Clearing Up Some Myths About Caribbean Food
Caribbean restaurants are becoming more popular across the United States. Perhaps you are considering visiting one. Before you do, you may want to review the following myths about Caribbean food—along with the truth those myths are masking.
Myth: Caribbean food is all spicy.
There are definitely some spicy dishes in Caribbean cuisine. Jamaican jerk chicken is an example of one. Mackarel rundown, made with fish and Scotch bonnet peppers, is also hot. However, there are also plenty of Caribbean dishes that are not spicy at all. Chapea, for example, is a Dominican stew seasoned with coriander and lime juice. Pan con bistec is a tasty Cuban sandwich made with grilled steak and onions. If you're dining at a Caribbean restaurant and you want a dish that's not hot, ask the server to recommend something; there will be lots of options.
Myth: It's impossible to eat vegan at a Caribbean restaurant.
While many traditional Caribbean dishes do contain fish or meat, there are also many dishes that are traditionally plant-based. You should have no trouble finding vegan options at the average Caribbean restaurant, and you're unlikely to have to ask for dishes to be modified. Some Caribbean dishes that are usually vegan include:
- Dominican Mangu: A mashed plantain dish
- Gallo Pinto: A rice and beans dish from Costa Rica
- Tomato Choka: A savory breakfast stew from Trinidad
Myth: Caribbean food is fatty and unhealthy.

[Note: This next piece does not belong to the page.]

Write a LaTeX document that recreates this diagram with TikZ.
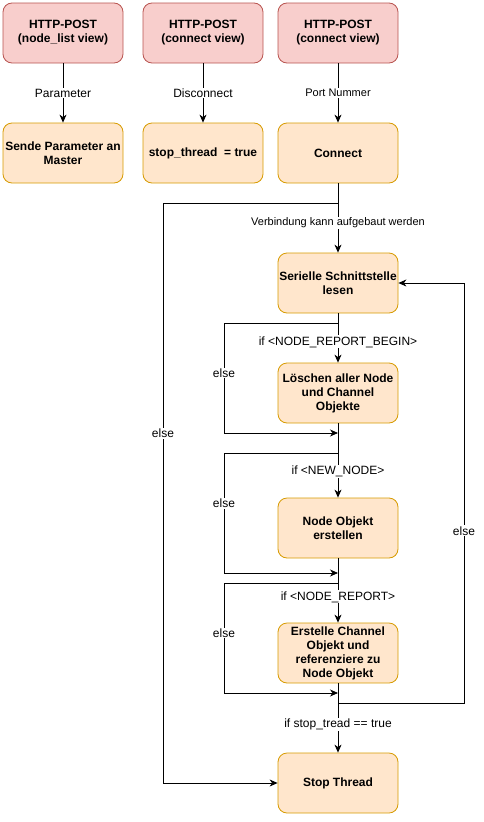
\documentclass[tikz,border=0pt]{standalone}
\usepackage{fontspec}
\setmainfont{Liberation Sans}
\usetikzlibrary{arrows.meta}
\definecolor{redfill}{HTML}{F8CECC}
\definecolor{redline}{HTML}{B85450}
\definecolor{orfill}{HTML}{FFE6CC}
\definecolor{orline}{HTML}{D79B00}
\tikzset{
  boxbase/.style={rounded corners=9pt, minimum width=120pt, minimum height=60pt, inner sep=1pt, align=center, font=\fontsize{12}{14}\selectfont\bfseries, line width=0.8pt},
  redbox/.style={boxbase, fill=redfill, draw=redline},
  orbox/.style={boxbase, fill=orfill, draw=orline},
  lbl/.style={fill=white, inner sep=1pt, font=\fontsize{12}{14}\selectfont},
  slbl/.style={fill=white, inner sep=1pt, font=\fontsize{11}{13}\selectfont},
  conn/.style={line width=0.8pt, draw=black},
  arr/.style={conn, -{Stealth[length=8pt,width=7pt,inset=2.5pt]}},
}
\begin{document}
\begin{tikzpicture}[x=1pt,y=-1pt]
\useasboundingbox (0,0) rectangle (484,822);
% top row
\node[redbox] (h1) at (63,33) {HTTP-POST\\(node\_list view)};
\node[redbox] (h2) at (203,33) {HTTP-POST\\(connect view)};
\node[redbox] (h3) at (338,33) {HTTP-POST\\(connect view)};
% second row
\node[orbox] (p1) at (63,153) {Sende Parameter an\\Master};
\node[orbox] (p2) at (203,153) {stop\_thread~ = true};
\node[orbox] (c) at (338,153) {Connect};
% main column
\node[orbox] (s) at (338,283) {Serielle Schnittstelle\\lesen};
\node[orbox] (l) at (338,393) {Löschen aller Node\\und Channel\\Objekte};
\node[orbox] (n) at (338,528) {Node Objekt\\erstellen};
\node[orbox] (e) at (338,653) {Erstelle Channel\\Objekt und\\referenziere zu\\Node Objekt};
\node[orbox] (st) at (338,783) {Stop Thread};
% junction coordinates
\coordinate (j0) at (338,203);
\coordinate (b1) at (338,323);
\coordinate (m1) at (338,433);
\coordinate (b2) at (338,453);
\coordinate (m2) at (338,573);
\coordinate (b3) at (338,583);
\coordinate (m3) at (338,693);
\coordinate (b4) at (338,703);
% top connectors
\draw[arr] (h1) -- node[lbl]{Parameter} (p1);
\draw[arr] (h2) -- node[lbl]{Disconnect} (p2);
\draw[arr] (h3) -- node[slbl]{Port Nummer} (c);
% main flow
\draw[arr] (c) -- node[slbl, pos=0.57]{Verbindung kann aufgebaut werden} (s);
\draw[arr] (s) -- node[lbl, pos=0.58]{if <NODE\_REPORT\_BEGIN>} (l);
\draw[arr] (l) -- node[lbl, pos=0.65]{if <NEW\_NODE>} (n);
\draw[arr] (n) -- node[lbl, pos=0.6]{if <NODE\_REPORT>} (e);
\draw[arr] (e) -- node[lbl, pos=0.59]{if stop\_tread == true} (st);
% else branches
\draw[arr] (j0) -- (163,203) -- node[lbl, pos=0.397]{else} (163,783) -- (st.west);
\draw[arr] (b1) -- (224,323) -- node[lbl, pos=0.455]{else} (224,433) -- (m1);
\draw[arr] (b2) -- (224,453) -- node[lbl, pos=0.42]{else} (224,573) -- (m2);
\draw[arr] (b3) -- (224,583) -- node[lbl, pos=0.455]{else} (224,693) -- (m3);
\draw[arr] (b4) -- (464,703) -- node[lbl, pos=0.41]{else} (464,283) -- (s.east);
\end{tikzpicture}
\end{document}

Actually, many Caribbean dishes are relatively low in fat. Or, if they do contain fat, it's healthy unsaturated fat that comes from vegetable oils. So many Caribbean dishes consist of vegetables, rice, and some meat or seafood. There's not a lot of cream or butter added to anything, so most fats are found naturally in the key ingredients of the dishes. There are exceptions, of course—but desserts are fatty and unhealthy practically anywhere!
Myth: Caribbean food is all the same.
There is huge variety in Caribbean cuisine. In fact, some would argue there's no such thing as "Caribbean cuisine" and that instead, each island has its own cuisine. Jamaican food is different from Costa Rican food, which is different from Dominican or Trinidadian food. You'll be able to visit Caribbean restaurants many, many times before you run out of new dishes to try.